KDD is an acronym for Knowledge Discovery in Database. It can be defined as a procedure of finding, transforming, and refining meaningful and relevant data and patterns or trends from a set of raw data so as to utilize it in different domains or applications.

In order words, KDD can be defined as the process of discovering and explaining patterns from data that consists of the repeated application of some specific steps.

In data mining, KDD is considered as a statistical approach to form a model of the data from a given database so as to extract useful, relevant and related knowledge.

Data mining is the backbone of process of knowledge discovery in database and therefore, it is very important or crucial part of the entire process.

In addition to that, it also makes use of different algorithms that are self – learning in nature to conclude helpful patterns or trends from the data that was processed. In the process, many iterations take place in between the several steps in accordance to the requirement of the algorithms and pattern interpretations.

Steps included in KDD process:

In KDD process, there are a number of steps that are typically observed.Those steps are listed below:

KDD in Data Mining

Data Integration:

The first step involved in this process is that the data is gathered and integrated from the different sources such as several databases. Therefore, the process of Data integration can be defined as the process of merging heterogeneous data from several different sources in a common source which is called Data Warehouse.

Data Selection: 

The next step is to select the data. After the process of data integration, there is a lot of data gathered. That data is then selected and separated into relevant sets on the basis of quality, significance, accessibility, and convenience. These criteria are very significant for the process of data mining because of the fact that these criteria are responsible for creating the base for it. Moreover, it will also affect the data models that are formed.

Data Cleaning:

In the process of data cleaning, there are several tactics involved such as finding the missing data, removing noise, removing redundant and low – quality data from the data set. These tactics are applied so as to improve the reliability of the data and its effectiveness. In data cleaning, some specific algorithms are also used for finding and deleting the irrelevant or unnecessary data.

Data Transformation:

In this step, the data is put together so that it can be given to the various data mining algorithms. Data Transformation can be defined as the process of transforming data into suitable form that is required by further mining procedure.

The process of Data Transformation has two steps, which are given below:

  1. Data Mapping: In this step, the elements are assigned from source base to destination so as to capture the transformations.
  2. Code generation: In this step, the actual transformation program is made.

Data Mining:

The process of data mining is considered as the main process or backbone process of the entire knowledge discovery in database. In this process, the algorithms are used to extract relevant and useful patterns from the transformed data which consequently is helpful in the prediction models.

The analytical tools are used for the purpose of finding various patterns and trends from a set of data. In simple words, intelligent methods such as artificial intelligence, advanced numerical and statistical methods and specialized algorithms are applied on the data so as to extract different patterns and trends.

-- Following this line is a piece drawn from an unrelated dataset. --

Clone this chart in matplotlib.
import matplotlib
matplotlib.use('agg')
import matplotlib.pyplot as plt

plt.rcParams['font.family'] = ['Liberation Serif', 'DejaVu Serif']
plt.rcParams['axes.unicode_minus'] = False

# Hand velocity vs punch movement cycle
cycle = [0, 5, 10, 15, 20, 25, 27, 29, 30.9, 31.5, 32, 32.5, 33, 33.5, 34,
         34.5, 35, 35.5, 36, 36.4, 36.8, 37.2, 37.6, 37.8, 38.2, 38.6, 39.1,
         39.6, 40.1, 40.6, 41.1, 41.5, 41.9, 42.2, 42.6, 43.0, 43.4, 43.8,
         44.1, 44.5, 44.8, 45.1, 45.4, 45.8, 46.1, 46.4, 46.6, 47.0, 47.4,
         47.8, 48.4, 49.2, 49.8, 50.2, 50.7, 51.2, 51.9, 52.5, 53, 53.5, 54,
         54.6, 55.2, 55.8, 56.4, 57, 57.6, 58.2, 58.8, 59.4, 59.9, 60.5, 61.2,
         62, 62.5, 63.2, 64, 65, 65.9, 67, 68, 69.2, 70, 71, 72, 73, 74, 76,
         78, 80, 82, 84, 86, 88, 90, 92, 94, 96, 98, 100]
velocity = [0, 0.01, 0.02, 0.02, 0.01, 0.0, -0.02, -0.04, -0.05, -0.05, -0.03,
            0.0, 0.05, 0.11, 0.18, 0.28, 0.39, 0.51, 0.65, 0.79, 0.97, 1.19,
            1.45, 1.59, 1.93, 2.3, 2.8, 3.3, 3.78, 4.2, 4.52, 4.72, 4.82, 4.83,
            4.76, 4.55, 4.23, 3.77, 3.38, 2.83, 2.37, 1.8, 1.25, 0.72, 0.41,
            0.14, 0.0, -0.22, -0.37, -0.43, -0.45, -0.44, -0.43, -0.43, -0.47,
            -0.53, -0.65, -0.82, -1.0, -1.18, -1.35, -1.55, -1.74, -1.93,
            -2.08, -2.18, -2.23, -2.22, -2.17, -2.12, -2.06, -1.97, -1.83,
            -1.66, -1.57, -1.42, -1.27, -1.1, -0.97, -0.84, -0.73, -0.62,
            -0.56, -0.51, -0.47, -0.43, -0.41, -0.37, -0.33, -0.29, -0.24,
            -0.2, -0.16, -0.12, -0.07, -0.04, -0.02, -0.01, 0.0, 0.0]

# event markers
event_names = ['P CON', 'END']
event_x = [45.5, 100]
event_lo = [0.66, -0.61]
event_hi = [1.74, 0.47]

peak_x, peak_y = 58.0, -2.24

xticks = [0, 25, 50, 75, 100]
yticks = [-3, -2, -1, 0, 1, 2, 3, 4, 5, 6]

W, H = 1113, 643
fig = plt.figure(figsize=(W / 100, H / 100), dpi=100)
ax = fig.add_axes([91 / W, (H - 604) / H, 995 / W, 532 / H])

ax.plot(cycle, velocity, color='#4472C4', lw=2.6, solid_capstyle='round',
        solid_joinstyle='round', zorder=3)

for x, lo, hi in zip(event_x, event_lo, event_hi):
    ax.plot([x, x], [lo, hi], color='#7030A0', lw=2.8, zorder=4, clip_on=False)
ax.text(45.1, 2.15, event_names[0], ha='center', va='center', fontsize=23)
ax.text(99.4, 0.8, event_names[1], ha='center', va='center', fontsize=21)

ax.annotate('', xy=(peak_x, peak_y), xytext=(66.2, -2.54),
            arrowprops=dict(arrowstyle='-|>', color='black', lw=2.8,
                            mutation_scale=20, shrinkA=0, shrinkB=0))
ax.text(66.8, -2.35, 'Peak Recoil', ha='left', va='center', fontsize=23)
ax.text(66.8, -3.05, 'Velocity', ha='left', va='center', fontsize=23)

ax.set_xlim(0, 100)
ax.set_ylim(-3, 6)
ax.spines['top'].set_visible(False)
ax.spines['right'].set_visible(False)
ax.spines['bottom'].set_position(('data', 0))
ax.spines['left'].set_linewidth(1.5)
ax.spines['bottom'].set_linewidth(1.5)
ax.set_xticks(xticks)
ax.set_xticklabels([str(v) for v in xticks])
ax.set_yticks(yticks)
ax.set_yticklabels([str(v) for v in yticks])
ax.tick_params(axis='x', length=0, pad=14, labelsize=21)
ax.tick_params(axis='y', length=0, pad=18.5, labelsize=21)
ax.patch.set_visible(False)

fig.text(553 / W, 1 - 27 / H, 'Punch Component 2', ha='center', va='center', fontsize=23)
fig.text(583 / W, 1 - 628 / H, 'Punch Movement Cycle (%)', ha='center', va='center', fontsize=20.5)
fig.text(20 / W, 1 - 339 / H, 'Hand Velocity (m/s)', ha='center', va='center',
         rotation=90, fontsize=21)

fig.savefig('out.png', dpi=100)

So, the process of data mining is used to find the important patterns. Therefore, clustering and association analysis are two of the different techniques present in the process.

Pattern Evaluation:

In pattern evaluation, the methods such as visualization, transformation, removing redundant patterns from the patterns that were generated are used.

When the trend and patterns from the previous steps are obtained then these trends and patterns are needed to be represented and for that, graphs such as pie chart, different type of bar graphs, histogram, time plots and so on are used. These graphical visualizations make it easier for the users to study and understand the impact of the data.

Knowledge Representation:

The last steps involved in knowledge discovery in database is representation of knowledge. This step demands the ‘knowledge’ extracted from the previous steps to be applied to a certain application or domain in a visualized format which may be in the form of tables, reports, and so on. This step is essential because it will guide the overall decision – making process for that certain application.

Conclusion:

Data is generated from various different sources of different types and in different formats, such as transactions, revenue, biometrics, scientific, pictures, videos, text and so on. So, with this large amount of information being exchanged every second, a technique that can be used to extract the relevant and important information from those large sets of data and consequently provide authentic and productive data so that it can be used for taking  better decision – making seems very much needed and this is where KDD is so helpful.